安倍政権は「地球温暖化対策は、新しいイノベーションを生み出すチャンスです。」と施政方針演説で打ち上げている。
「温室効果ガスの排出量を2030年までに2013年比で26%削減する目標」のもとに、「再生可能エネルギーの大胆な技術革新、最大限の導入を進める。」
表向きだけは、果敢にイノベーションを引き起こす意欲とみれるが、実際の政策では全く、「従来の技術に埋没した既得権擁護」の方針である。
その典型が、温室効果ガスの削減政策に責任を負う【環境相が早々と白旗】を上げて、「石炭火力発電の大増設」を容認してしまった。
日本の電力業界は1998年に締結された「京都議定書の削減目標」には、後ろ向きの[CO2排出]削減しか実施せずに、海外の削減分の購入に依存していた。
国内の石炭火力発電所からの排出削減の努力はしないで、海外への資金援助などによる削減分を日本の削減量として組み入れて、やっと達成できた有様だ。
つまり、日本の電力消費者の【余分の電気料金分】で、削減義務をクリアーしたのであり、電力業界の努力分はゼロに等しい。
今回の『パリ協定』の削減目標では、既存の10電力業界という組織は解体されているので、達成目標に対して何も効力がなくなってしまう。

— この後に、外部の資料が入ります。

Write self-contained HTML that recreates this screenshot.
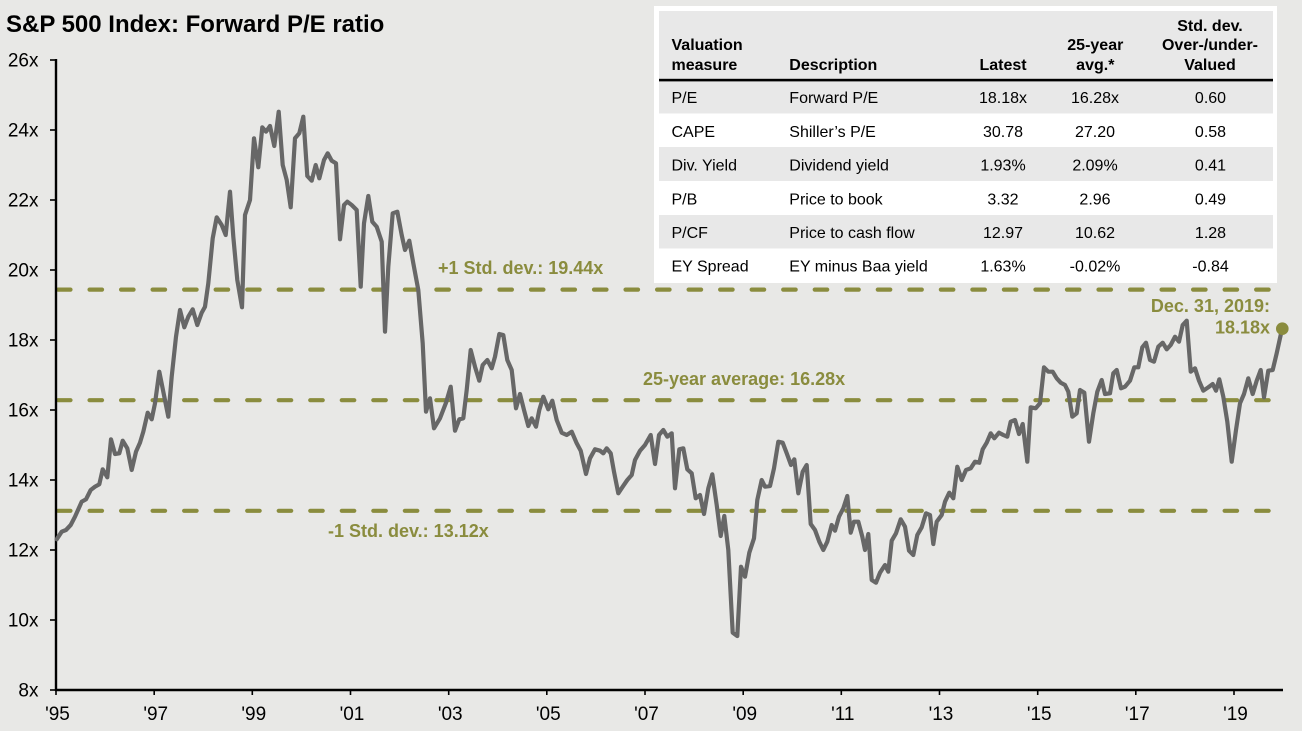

これは、電力自由化が進行して、現時点でも160社以上が参入しているから、どこがどのような削減義務の責任があるか、まったく不明になってしまう。
この事態を懸念して昨年には、環境大臣名で、石炭火力発電の新設計画には、[CO2排出]削減の計画ができていないことで、「是認できない」と警告した。
そこで経済産業省は、「電気事業低炭素社会協議会」を設立をして、そこが削減目標の実行計画をつくる仕組みで、[CO2排出]削減することにした。
しかし、計画の内容も説明できない段階であるのに、5回に渡って「環境省」の警告を発していた建設不許可方針を、「是認する」と大転換してしまった。
つい先だっての環境大臣は、「放射線の被ばく量」の無責任にも7日に講演した数値を、9日の国会質問で追及されると、12日にはあっさり撤回している。
「理解不足の失態」だが、政治的見識や人間性の欠損が疑われる事態だった。
これよりも、はるかに重要な国際的な合意の『パリ協定』の経過と、[CO2排出]削減の重要さを認識できていない閣僚は、失格としか言いようがない。
安倍首相は、この政治的欠陥を持った人物を、重要な「環境大臣」に任命した責任を負うべきであろう。